The CSRC told Cloud Live on Dec. 26 it would start investigating its then-chairman Meng for violating securities regulations, according to a Dec. 29 company statement that didn’t give further details. Cloud Live said in a Jan. 7 statement that Meng had resigned as chairman and president on Jan. 5, in order to protect company and investor interests.

Cloud Live was told by the CSRC in October that the company itself would be investigated for violation of securities rules. The probe hasn’t produced any results, according to a Feb. 27 statement.

The firm is among 18 companies the CSRC is investigating, along with their staff, for alleged stock-market manipulation, the regulator said in a Dec. 19 statement. The probe is looking into practices including driving up stock prices by quickly buying and selling and selectively releasing information to move the market, it said.

Gone Abroad

The case highlights the government’s efforts to punish financial wrongdoing. Premier Li Keqiang told the State Council last March that China needs to take a tough stance on misconduct such as market manipulation and insider trading to protect investors, according to a report at the time in the official Xinhua News Agency.

China launched a campaign dubbed Operation Fox Hunt in July to repatriate money that’s been wrongly stashed overseas. It has pressed countries including the U.S. and Canada to turn over suspects even in the absence of extradition treaties.

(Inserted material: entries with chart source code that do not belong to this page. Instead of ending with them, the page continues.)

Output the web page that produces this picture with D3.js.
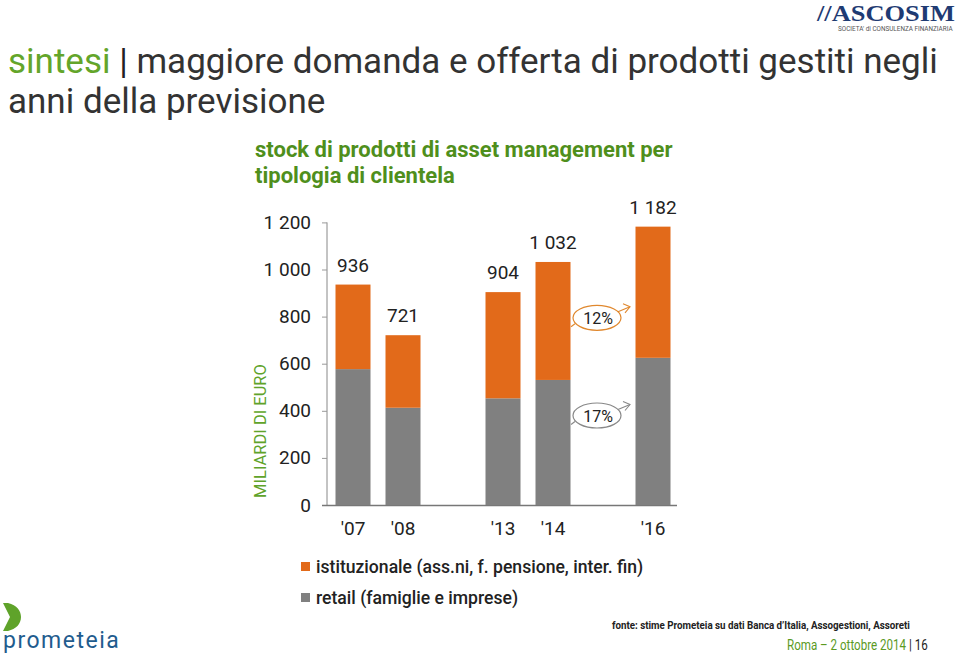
<!DOCTYPE html>
<html><head><meta charset="utf-8">
<script src="https://cdn.jsdelivr.net/npm/d3@7"></script>
<style>
html,body{margin:0;padding:0;background:#fff;}
svg{display:block;font-family:Roboto,"Noto Sans",sans-serif;}
</style></head>
<body>
<script>
// ---- data ----
const slots = ["'07","'08","gap1","'13","'14","gap2","'16"];
const categories = ["'07","'08","'13","'14","'16"];
const retail = [577, 413, 453, 531, 625];
const istituzionale = [359, 308, 451, 501, 557];
const totals = [936, 721, 904, 1032, 1182];
const totalLabels = ["936","721","904","1 032","1 182"];
const yTicks = [0,200,400,600,800,1000,1200];
const yTickLabels = ["0","200","400","600","800","1 000","1 200"];
const growth = [{label:"12%", series:"ist", at:795},{label:"17%", series:"ret", at:380}];
const seriesNames = ["istituzionale (ass.ni, f. pensione, inter. fin)","retail (famiglie e imprese)"];

const W=960,H=657;
const ORANGE="#e26a1a", GRAY="#808080", DARK="#222";
const svg=d3.select("body").append("svg").attr("width",W).attr("height",H);

// helper: horizontally condensed text via transform
function narrowText(parent,x0,y0,sx){
  return parent.append("g").attr("transform",`translate(${x0},${y0}) scale(${sx},1)`).append("text").attr("x",0).attr("y",0);
}

// ---- header ----
const t1=svg.append("text").attr("x",8).attr("y",73).attr("font-size",35).attr("fill","#333");
t1.append("tspan").attr("fill","#63a52a").text("sintesi");
t1.append("tspan").attr("fill","#222").text(" | ");
t1.append("tspan").text("maggiore domanda e offerta di prodotti gestiti negli");
svg.append("text").attr("x",8).attr("y",113).attr("font-size",35).attr("fill","#333").text("anni della previsione");
svg.append("text").attr("x",255).attr("y",157).attr("font-size",22).attr("font-weight",700).attr("fill","#4f8f1c").text("stock di prodotti di asset management per");
svg.append("text").attr("x",255).attr("y",183).attr("font-size",22).attr("font-weight",700).attr("fill","#4f8f1c").text("tipologia di clientela");

// ASCOSIM logo
narrowText(svg,817,21,1.1).attr("font-family","'Liberation Serif',serif").attr("font-weight",700).attr("font-size",24)
  .attr("fill","#1f3b73").text("//ASCOSIM");
narrowText(svg,838,31,0.98).attr("font-size",6.5).attr("fill","#555").text("SOCIETA' di CONSULENZA FINANZIARIA");

// ---- scales ----
const x=d3.scaleBand().domain(slots).range([328,678]).paddingInner(0.3).paddingOuter(0.15);
const y=d3.scaleLinear().domain([0,1200]).range([505,222.4]);

// y axis
const yAxis=d3.axisLeft(y).tickValues(yTicks).tickSize(5).tickPadding(11).tickFormat((d,i)=>yTickLabels[i]);
const ga=svg.append("g").attr("transform","translate(327,0)").call(yAxis);
ga.select(".domain").attr("stroke","#888").attr("d",`M0,${y(1200)}V${y(0)}`);
ga.selectAll(".tick line").attr("stroke","#999");
ga.selectAll(".tick text").attr("font-size",19).attr("fill",DARK).attr("font-family","Roboto,sans-serif");

// baseline
svg.append("line").attr("x1",322).attr("x2",677).attr("y1",y(0)+0.5).attr("y2",y(0)+0.5).attr("stroke","#777").attr("stroke-width",1.3);

// bars
const rows=categories.map((c,i)=>({c,ret:retail[i],ist:istituzionale[i],tot:totals[i],lab:totalLabels[i]}));
svg.append("g").selectAll("rect").data(rows).join("rect")
  .attr("x",d=>x(d.c)).attr("width",x.bandwidth())
  .attr("y",d=>y(d.ret)).attr("height",d=>y(0)-y(d.ret)).attr("fill",GRAY);
svg.append("g").selectAll("rect").data(rows).join("rect")
  .attr("x",d=>x(d.c)).attr("width",x.bandwidth())
  .attr("y",d=>y(d.tot)).attr("height",d=>y(d.ret)-y(d.tot)).attr("fill",ORANGE);
svg.append("g").selectAll("text").data(rows).join("text")
  .attr("x",d=>x(d.c)+x.bandwidth()/2).attr("y",d=>y(d.tot)-13)
  .attr("text-anchor","middle").attr("font-size",19).attr("fill",DARK).text(d=>d.lab);

// x labels
svg.append("g").selectAll("text").data(categories).join("text")
  .attr("x",d=>x(d)+x.bandwidth()/2).attr("y",535).attr("text-anchor","middle")
  .attr("font-size",19).attr("fill",DARK).text(d=>d);

// y title
svg.append("text").attr("transform",`translate(266,${431}) rotate(-90)`).attr("text-anchor","middle")
  .attr("font-size",16.5).attr("fill","#5fa32a").text("MILIARDI DI EURO");

// growth annotations
const gx=x("gap2")+x.bandwidth()/2-6;
growth.forEach(g=>{
  const col=g.series==="ist"?"#e0882e":"#888";
  const cy=y(g.at);
  const gg=svg.append("g");
  gg.append("ellipse").attr("cx",gx).attr("cy",cy).attr("rx",24).attr("ry",12.5).attr("fill","#fff").attr("stroke",col).attr("stroke-width",1.2);
  gg.append("path").attr("d",`M${gx+21},${cy-6} L${gx+33},${cy-11}`).attr("stroke",col).attr("fill","none").attr("stroke-width",1.1);
  gg.append("path").attr("d",`M${gx+26},${cy-14} L${gx+33},${cy-11} L${gx+28},${cy-5}`).attr("stroke",col).attr("fill","none").attr("stroke-width",1.1);
  gg.append("path").attr("d",`M${gx-22},${cy+6} L${gx-26},${cy+9}`).attr("stroke",col).attr("fill","none").attr("stroke-width",1.1);
  gg.append("text").attr("x",gx+1).attr("y",cy+6).attr("text-anchor","middle").attr("font-size",16).attr("fill",DARK).text(g.label);
});

// legend
const lg=svg.append("g");
[ORANGE,GRAY].forEach((c,i)=>{
  lg.append("rect").attr("x",301).attr("y",562+i*31).attr("width",9).attr("height",9).attr("fill",c);
  lg.append("text").attr("x",316).attr("y",573+i*31).attr("font-size",17.6).attr("font-weight",500).attr("fill",DARK).text(seriesNames[i]);
});

// footer
narrowText(svg,612,629,0.85).attr("font-size",11.5).attr("font-weight",700).attr("fill",DARK)
  .text("fonte: stime Prometeia su dati Banca d’Italia, Assogestioni, Assoreti");
const ft=narrowText(svg,787,650,0.8).attr("font-size",14.5).attr("fill","#5b9a1f");
ft.append("tspan").text("Roma – 2 ottobre 2014 ");
ft.append("tspan").attr("fill",DARK).text("| 16");

// prometeia logo
svg.append("path").attr("d","M3,603 L8,603 C17,605 21,611 21,617 C21,624 16,629 8,631 L3,631 L10,617 Z").attr("fill","#5fa32a");
svg.append("text").attr("x",3).attr("y",648).attr("font-size",23).attr("fill","#1f5c8e")
  .attr("letter-spacing",1.5).text("prometeia");
</script>
</body></html>
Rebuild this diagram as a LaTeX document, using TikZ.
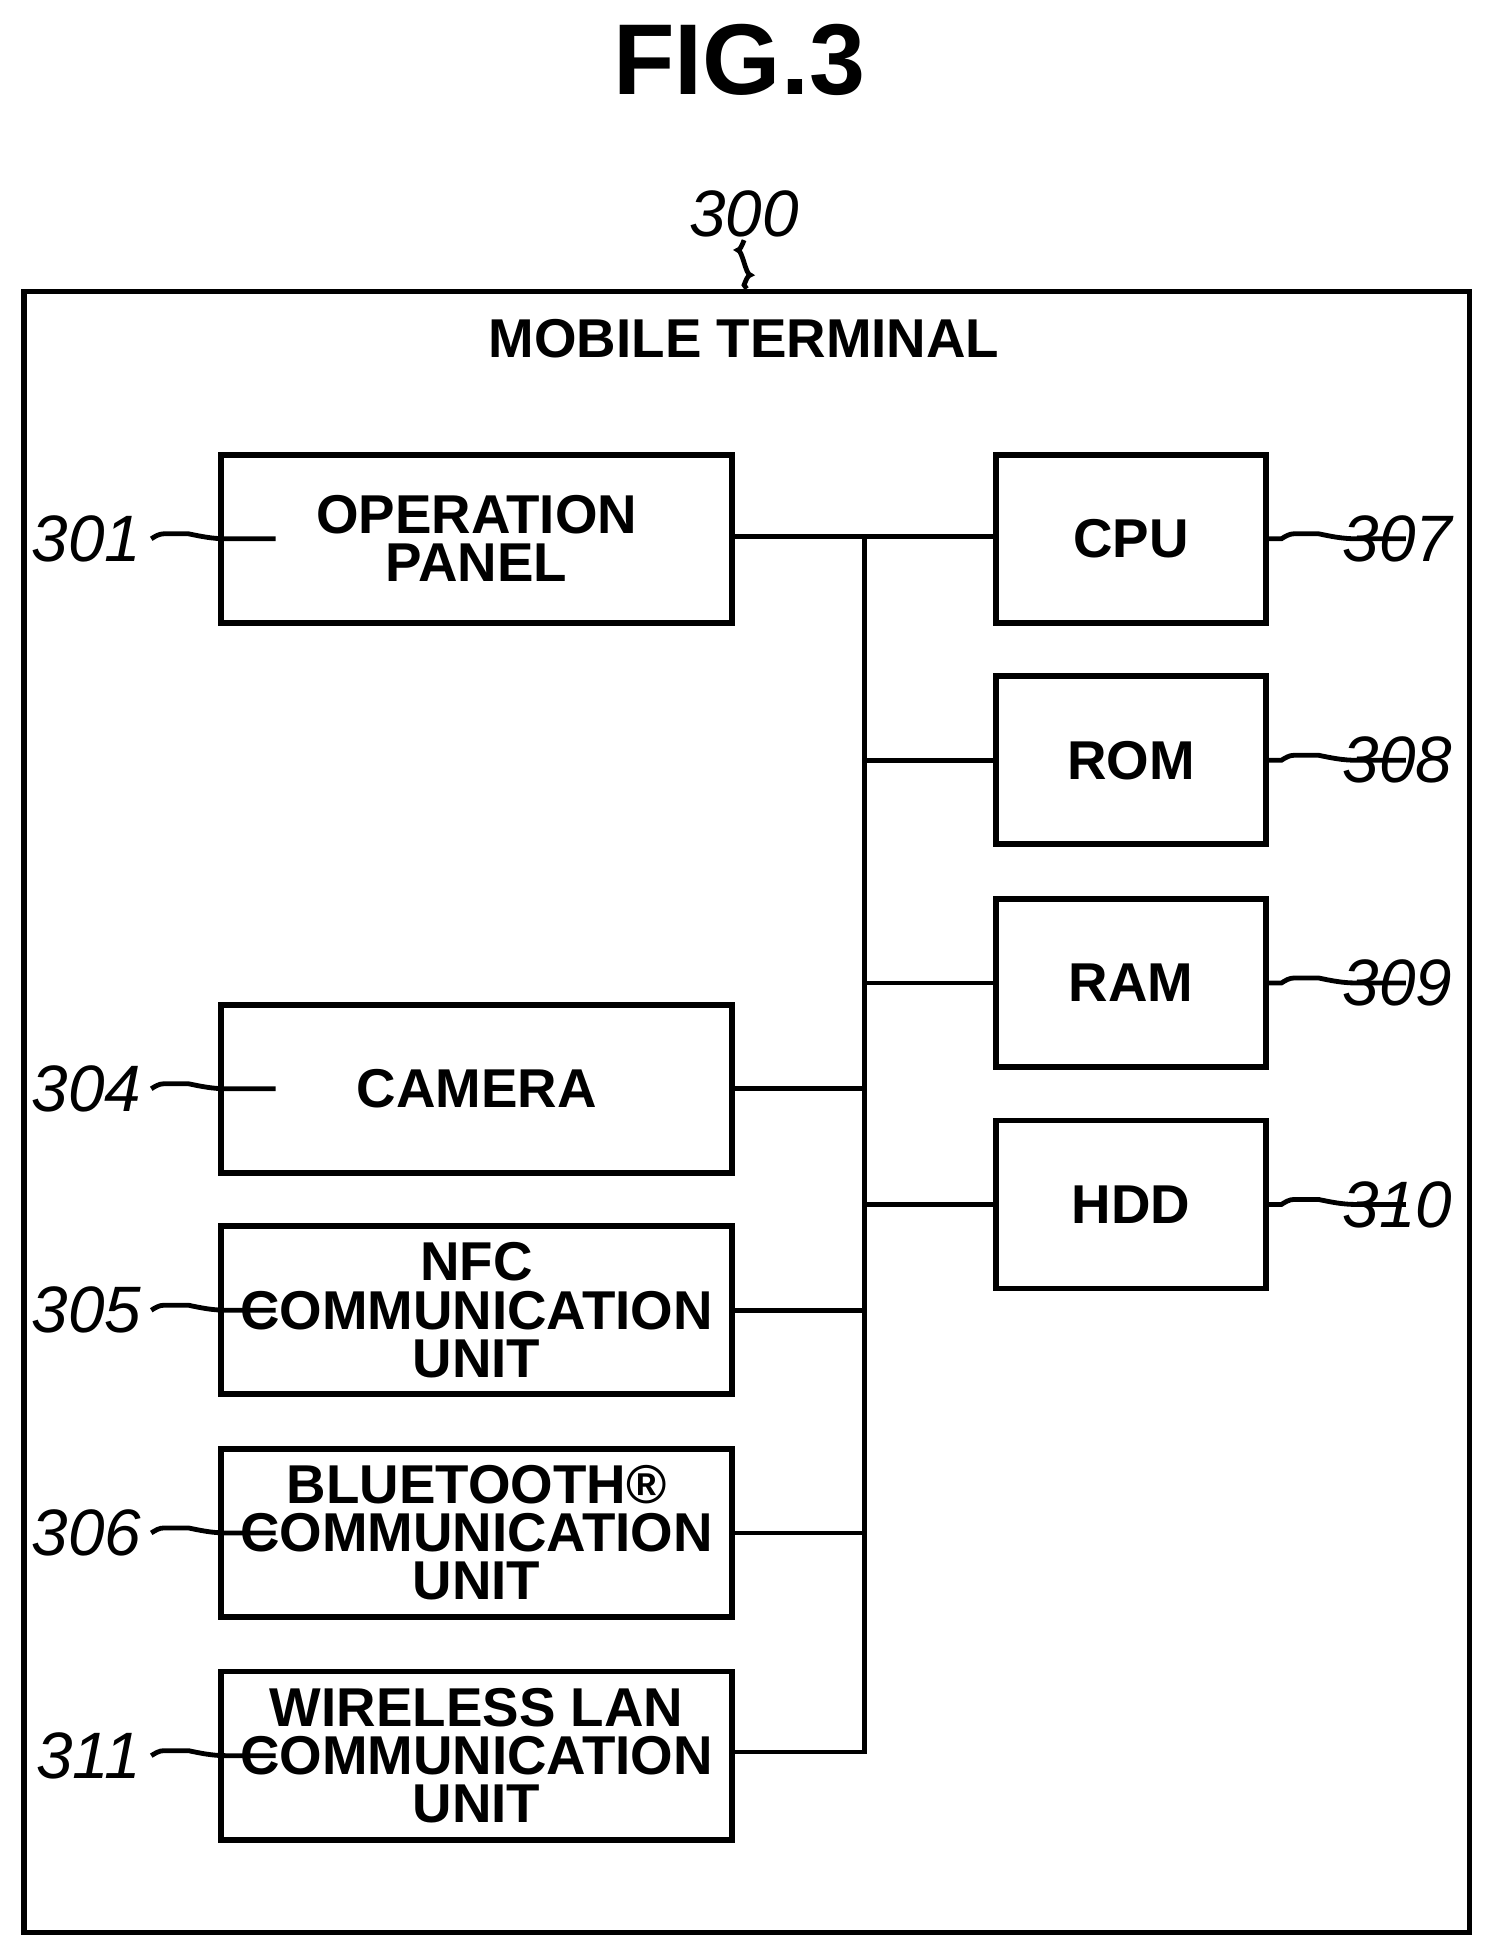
\documentclass[tikz,border=0pt]{standalone}
\usepackage{fontspec}
\setmainfont{Liberation Sans}
\begin{document}
\begin{tikzpicture}[x=0.01cm,y=-0.01cm,
 box/.style={draw,line width=1.3pt,minimum width=4.1cm,minimum height=1.35cm,align=center,font=\fontsize{12.5}{11}\selectfont\bfseries,inner sep=0pt},
 rbox/.style={box,minimum width=2.17cm},
 num/.style={font=\fontsize{15}{15}\selectfont\itshape,inner sep=1pt},
 ln/.style={line width=1.1pt}]
\useasboundingbox (0,0) rectangle (1196,1568);
\node[font=\fontsize{23}{23}\selectfont\bfseries] (fig) at (594,48) {FIG.3};
\node[draw,line width=1.3pt,minimum width=11.61cm,minimum height=13.18cm,anchor=north west] (mt) at (17,232) {};
\node[font=\fontsize{12.5}{13}\selectfont\bfseries] (mtl) at (598,272) {MOBILE TERMINAL};
\node[num] (n300) at (598,172) {300};
\draw[ln] (598,193) sin (593,201) cos (598,211) sin (603,221) cos (598,229) -- (mt.north);
\node[box] (op) at (383,433) {OPERATION\\PANEL};
\node[box] (cam) at (383,875) {CAMERA};
\node[box] (nfc) at (383,1053) {NFC\\COMMUNICATION\\UNIT};
\node[box] (bt) at (383,1232) {BLUETOOTH®\\COMMUNICATION\\UNIT};
\node[box] (wl) at (383,1411) {WIRELESS LAN\\COMMUNICATION\\UNIT};
\node[rbox] (cpu) at (909,433) {CPU};
\node[rbox] (rom) at (909,611) {ROM};
\node[rbox] (ram) at (909,790) {RAM};
\node[rbox] (hdd) at (909,968) {HDD};
\coordinate (bt0) at (695,431);
\coordinate (bb) at (695,1408);
\draw[ln] (op.east |- bt0) -- (cpu.west |- bt0);
\draw[ln] (bt0) -- (bb) -- (wl.east |- bb);
\foreach \n in {rom,ram,hdd}{\draw[ln] (\n.west) -- (695,0 |- \n.west);}
\foreach \n in {cam,nfc,bt}{\draw[ln] (\n.east) -- (695,0 |- \n.east);}
\foreach \n/\t in {op/301,cam/304,nfc/305,bt/306,wl/311}{
 \node[num,anchor=east] (l\t) at ([xshift=-0.58cm]\n.west) {\t};
 \draw[ln] (l\t.east) ++(4,0) sin +(10,-4) cos +(20,0) sin +(30,4) cos +(40,0) -- (\n.west);}
\foreach \n/\t in {cpu/307,rom/308,ram/309,hdd/310}{
 \node[num,anchor=west] (l\t) at ([xshift=0.55cm]\n.east) {\t};
 \draw[ln] (\n.east) -- ++(10,0) sin +(10,-4) cos +(20,0) sin +(30,4) cos +(40,0);}
\end{tikzpicture}
\end{document}
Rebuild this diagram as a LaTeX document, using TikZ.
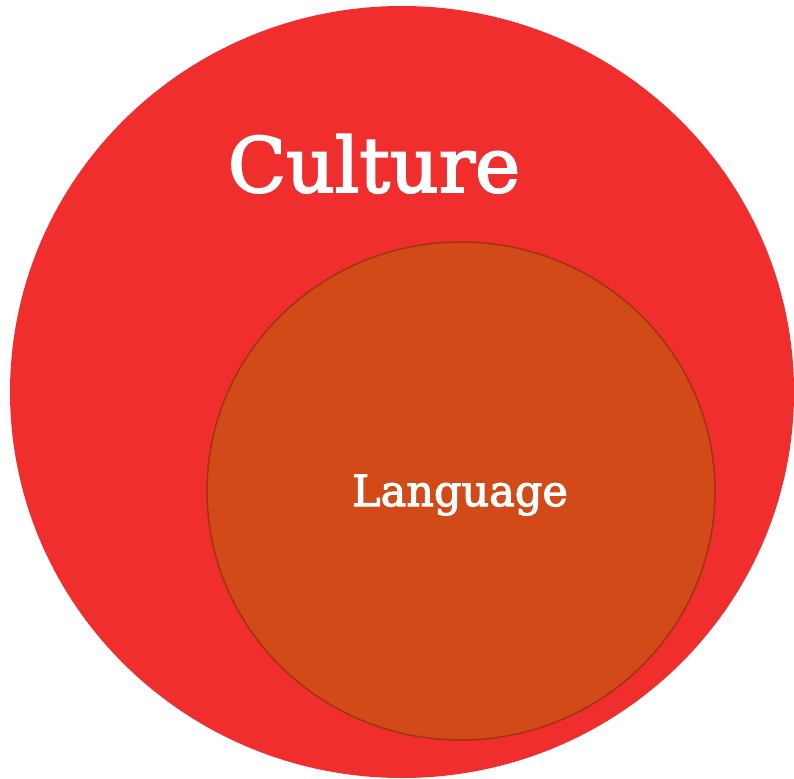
\documentclass[tikz,border=0pt]{standalone}
\usepackage{fontspec}
\newfontfamily\labelfont[FakeBold=2.6]{DejaVu Serif}
\definecolor{culturered}{RGB}{240,46,46}
\definecolor{langorange}{RGB}{210,74,23}
\definecolor{langrim}{RGB}{160,52,16}
\tikzset{label/.style={text=white,inner sep=0pt,anchor=base}}
\begin{document}
\begin{tikzpicture}[x=1pt,y=-1pt]
    \useasboundingbox (0,0) rectangle (794,778);
    \fill[culturered] (402,392) ellipse (392 and 386);
    \draw[fill=langorange,draw=langrim,line width=1.5pt] (461,491) ellipse (254 and 249);
    \node[label,font=\labelfont\fontsize{76}{76}\selectfont] (culture) at (374,192) {Culture};
    \node[label,font=\labelfont\fontsize{43}{43}\selectfont] (language) at (460,506) {Language};
  \end{tikzpicture}
\end{document}
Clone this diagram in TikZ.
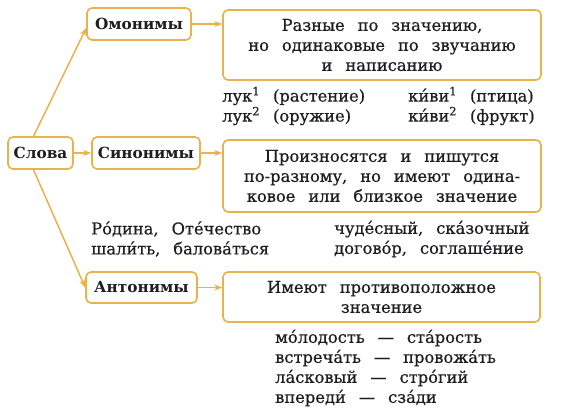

Cloud Live’s Meng went abroad after the nation’s Golden Week holiday in the first week of October to raise money for note repayment and look for potential buyers for company assets, according to a Dec. 2 company filing. It didn’t say where he had gone, and there has been no update on his whereabouts.

Cloud Live issued the bonds in question in 2012 with a 6.78 percent coupon. The yield on the securities has jumped to 18.5 percent from 9.7 percent on Dec. 31, exchange data show. Investors have an option to sell them back to the company on April 5.

The 398.71 million yuan that noteholders have filed to offload compares with only 10.39 million yuan in a special account for the repayment, according to company statements. Cloud Live sold 30 million shares at a price of 8.19 yuan per share on March 16, according to a separate statement Wednesday. It will transfer 126 million yuan to its special debt repayment account, after spending the remaining proceeds from the share sale to repay other borrowings, it said.

“The regulator is trying to fulfill its responsibility before the company’s debt repayment is due,” said Sun Binbin, a bond analyst at China Merchants Securities Co.